EXERCISE AIM:
Review the material and extract every line in which the word "that" occurs.

SUPPLIED MATERIAL:
╔══
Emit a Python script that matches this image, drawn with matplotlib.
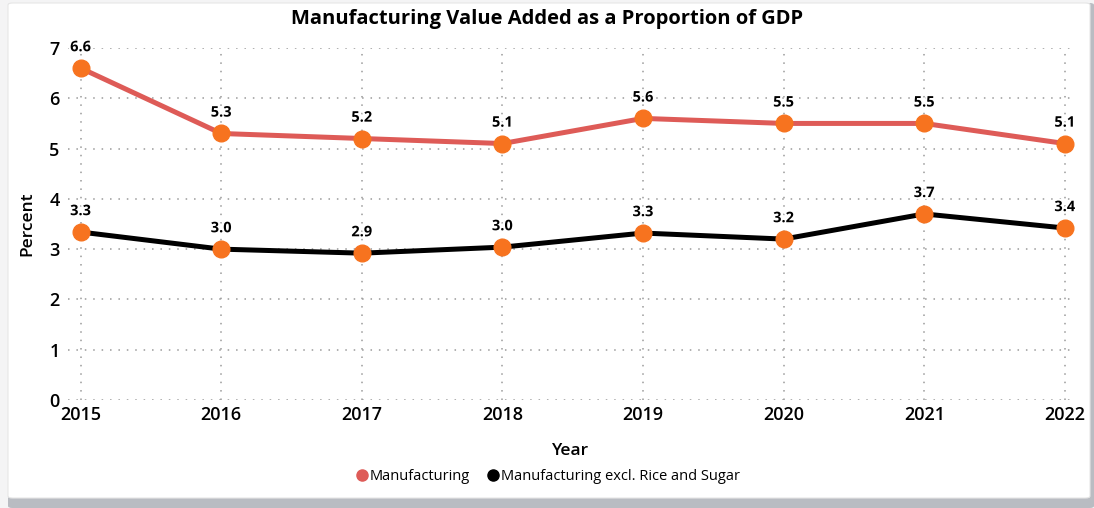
╚══
╔══
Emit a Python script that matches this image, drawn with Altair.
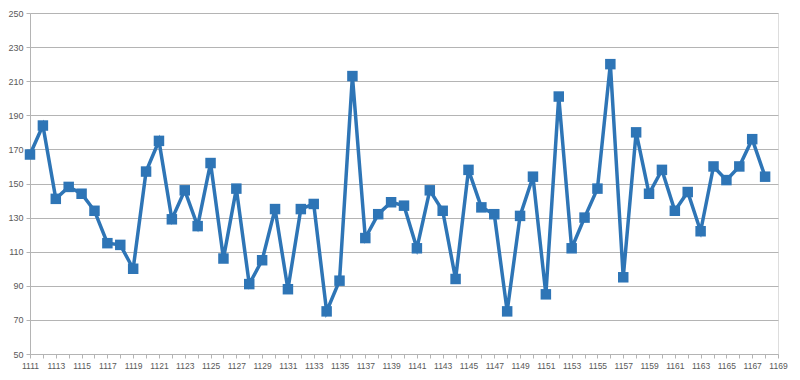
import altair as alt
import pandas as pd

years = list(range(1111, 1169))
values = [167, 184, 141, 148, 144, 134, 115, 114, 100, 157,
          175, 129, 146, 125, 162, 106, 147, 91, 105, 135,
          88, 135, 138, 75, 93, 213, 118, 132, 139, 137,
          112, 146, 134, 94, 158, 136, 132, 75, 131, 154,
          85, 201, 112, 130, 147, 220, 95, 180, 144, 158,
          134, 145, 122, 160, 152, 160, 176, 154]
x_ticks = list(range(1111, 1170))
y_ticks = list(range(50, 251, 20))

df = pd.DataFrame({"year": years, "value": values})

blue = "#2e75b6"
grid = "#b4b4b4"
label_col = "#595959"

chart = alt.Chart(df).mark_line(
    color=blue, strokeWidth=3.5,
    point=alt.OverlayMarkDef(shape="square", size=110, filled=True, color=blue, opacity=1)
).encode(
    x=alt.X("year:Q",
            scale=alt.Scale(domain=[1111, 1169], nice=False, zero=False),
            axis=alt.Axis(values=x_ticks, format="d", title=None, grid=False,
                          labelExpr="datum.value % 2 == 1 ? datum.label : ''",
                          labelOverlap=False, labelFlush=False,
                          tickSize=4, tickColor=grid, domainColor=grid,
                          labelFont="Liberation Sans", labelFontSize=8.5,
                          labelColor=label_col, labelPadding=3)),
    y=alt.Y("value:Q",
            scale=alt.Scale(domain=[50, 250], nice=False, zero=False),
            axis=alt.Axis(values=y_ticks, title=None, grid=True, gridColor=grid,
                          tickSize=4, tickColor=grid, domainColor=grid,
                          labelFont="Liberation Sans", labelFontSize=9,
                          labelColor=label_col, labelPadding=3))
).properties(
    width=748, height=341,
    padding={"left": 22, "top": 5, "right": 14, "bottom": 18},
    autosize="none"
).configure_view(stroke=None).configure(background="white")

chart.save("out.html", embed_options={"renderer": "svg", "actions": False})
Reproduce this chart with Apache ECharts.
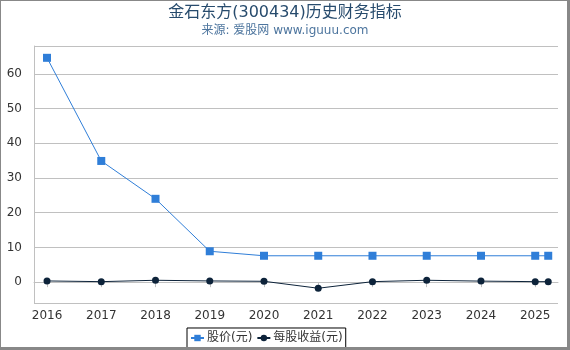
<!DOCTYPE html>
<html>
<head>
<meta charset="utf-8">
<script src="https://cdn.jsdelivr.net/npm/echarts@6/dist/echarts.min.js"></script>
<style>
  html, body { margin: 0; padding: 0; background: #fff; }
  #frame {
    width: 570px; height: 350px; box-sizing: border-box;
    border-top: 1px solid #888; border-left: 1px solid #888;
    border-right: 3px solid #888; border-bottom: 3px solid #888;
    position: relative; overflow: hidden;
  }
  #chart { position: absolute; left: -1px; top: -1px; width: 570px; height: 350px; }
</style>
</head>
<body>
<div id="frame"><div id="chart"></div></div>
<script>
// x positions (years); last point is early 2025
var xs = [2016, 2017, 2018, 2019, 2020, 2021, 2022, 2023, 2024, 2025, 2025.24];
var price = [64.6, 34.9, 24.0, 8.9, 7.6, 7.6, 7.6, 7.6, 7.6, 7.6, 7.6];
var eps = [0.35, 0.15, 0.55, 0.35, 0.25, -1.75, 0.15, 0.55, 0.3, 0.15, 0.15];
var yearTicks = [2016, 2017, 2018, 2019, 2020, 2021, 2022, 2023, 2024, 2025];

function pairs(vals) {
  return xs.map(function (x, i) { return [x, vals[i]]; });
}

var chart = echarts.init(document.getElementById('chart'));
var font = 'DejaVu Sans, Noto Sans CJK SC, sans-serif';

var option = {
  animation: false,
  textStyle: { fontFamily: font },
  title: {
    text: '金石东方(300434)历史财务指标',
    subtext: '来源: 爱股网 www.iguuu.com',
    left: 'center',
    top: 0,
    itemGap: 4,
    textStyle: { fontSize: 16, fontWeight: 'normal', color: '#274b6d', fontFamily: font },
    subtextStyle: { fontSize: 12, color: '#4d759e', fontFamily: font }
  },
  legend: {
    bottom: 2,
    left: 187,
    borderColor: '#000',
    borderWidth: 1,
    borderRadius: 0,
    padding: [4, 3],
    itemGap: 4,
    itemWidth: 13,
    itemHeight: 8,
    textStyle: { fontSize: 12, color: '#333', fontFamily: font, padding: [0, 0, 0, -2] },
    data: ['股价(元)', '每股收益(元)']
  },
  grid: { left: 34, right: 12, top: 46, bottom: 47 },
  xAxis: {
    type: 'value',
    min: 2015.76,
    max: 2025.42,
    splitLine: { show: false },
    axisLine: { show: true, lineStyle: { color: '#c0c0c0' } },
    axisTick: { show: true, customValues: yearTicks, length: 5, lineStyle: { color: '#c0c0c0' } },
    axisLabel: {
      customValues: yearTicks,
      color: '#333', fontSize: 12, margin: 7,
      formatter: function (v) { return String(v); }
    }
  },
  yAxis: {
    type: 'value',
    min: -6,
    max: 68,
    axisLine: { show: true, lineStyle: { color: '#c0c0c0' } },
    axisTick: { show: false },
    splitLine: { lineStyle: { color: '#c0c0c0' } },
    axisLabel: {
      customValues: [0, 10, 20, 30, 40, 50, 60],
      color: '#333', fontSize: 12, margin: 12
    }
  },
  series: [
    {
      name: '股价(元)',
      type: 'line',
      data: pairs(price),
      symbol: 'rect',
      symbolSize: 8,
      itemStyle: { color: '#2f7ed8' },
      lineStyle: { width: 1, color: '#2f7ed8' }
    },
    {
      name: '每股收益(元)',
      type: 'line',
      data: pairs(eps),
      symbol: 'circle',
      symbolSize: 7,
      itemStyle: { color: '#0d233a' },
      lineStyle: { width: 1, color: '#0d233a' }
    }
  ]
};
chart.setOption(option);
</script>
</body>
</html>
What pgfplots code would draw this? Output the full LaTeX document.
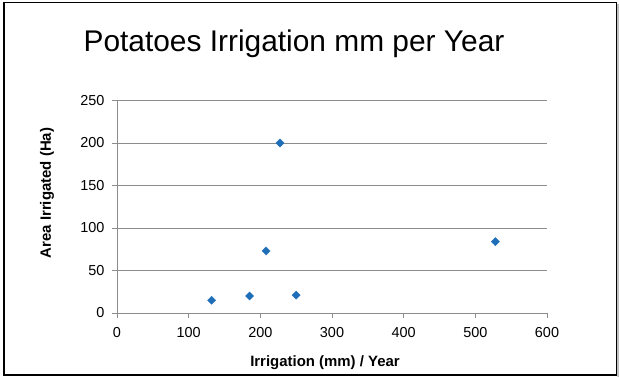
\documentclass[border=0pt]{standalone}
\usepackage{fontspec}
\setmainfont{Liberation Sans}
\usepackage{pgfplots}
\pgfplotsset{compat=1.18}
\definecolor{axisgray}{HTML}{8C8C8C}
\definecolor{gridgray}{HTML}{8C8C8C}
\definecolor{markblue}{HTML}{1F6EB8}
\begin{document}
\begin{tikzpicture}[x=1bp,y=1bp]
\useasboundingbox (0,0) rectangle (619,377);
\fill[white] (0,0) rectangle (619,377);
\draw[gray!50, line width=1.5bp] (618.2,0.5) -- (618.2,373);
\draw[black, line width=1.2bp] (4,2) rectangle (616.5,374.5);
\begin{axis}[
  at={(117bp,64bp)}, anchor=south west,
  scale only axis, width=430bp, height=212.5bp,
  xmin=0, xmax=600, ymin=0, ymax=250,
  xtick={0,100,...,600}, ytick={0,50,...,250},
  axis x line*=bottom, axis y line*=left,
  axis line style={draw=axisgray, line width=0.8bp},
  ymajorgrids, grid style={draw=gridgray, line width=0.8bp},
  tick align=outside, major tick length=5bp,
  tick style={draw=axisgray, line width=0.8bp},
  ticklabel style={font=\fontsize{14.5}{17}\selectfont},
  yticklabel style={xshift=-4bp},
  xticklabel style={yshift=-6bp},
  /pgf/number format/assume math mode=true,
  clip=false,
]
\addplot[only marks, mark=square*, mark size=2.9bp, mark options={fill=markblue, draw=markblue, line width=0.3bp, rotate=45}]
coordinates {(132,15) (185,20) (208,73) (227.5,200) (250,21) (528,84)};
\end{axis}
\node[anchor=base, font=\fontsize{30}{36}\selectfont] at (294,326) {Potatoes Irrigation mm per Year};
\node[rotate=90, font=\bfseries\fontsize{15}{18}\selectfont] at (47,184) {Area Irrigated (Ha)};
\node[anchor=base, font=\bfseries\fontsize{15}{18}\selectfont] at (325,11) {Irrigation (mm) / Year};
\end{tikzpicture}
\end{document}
╚══
╔══
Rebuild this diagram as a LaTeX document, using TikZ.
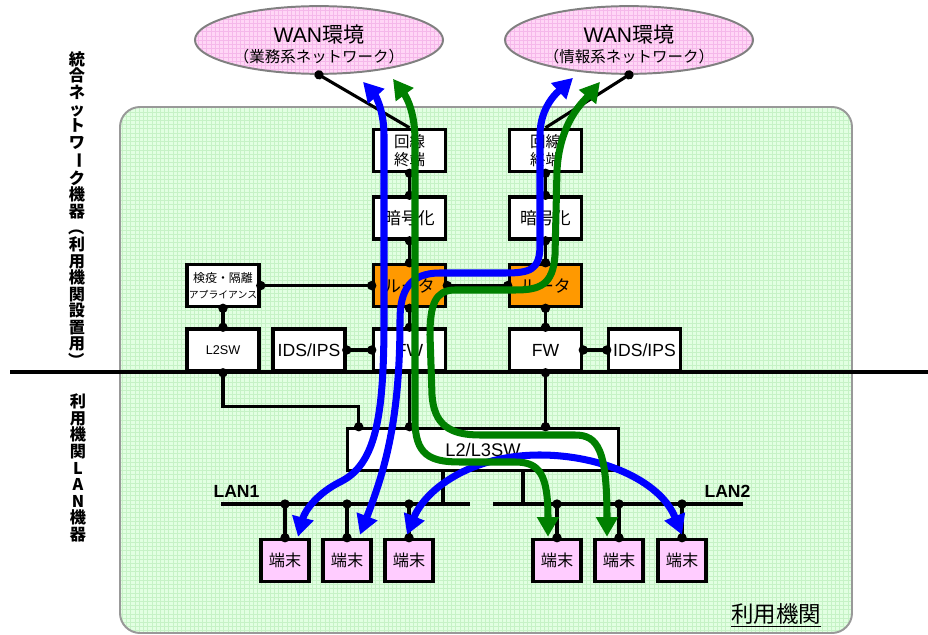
╚══
EXERCISE RESULT:
Emit a Python script that matches this image, drawn with matplotlib.
Emit a Python script that matches this image, drawn with Altair.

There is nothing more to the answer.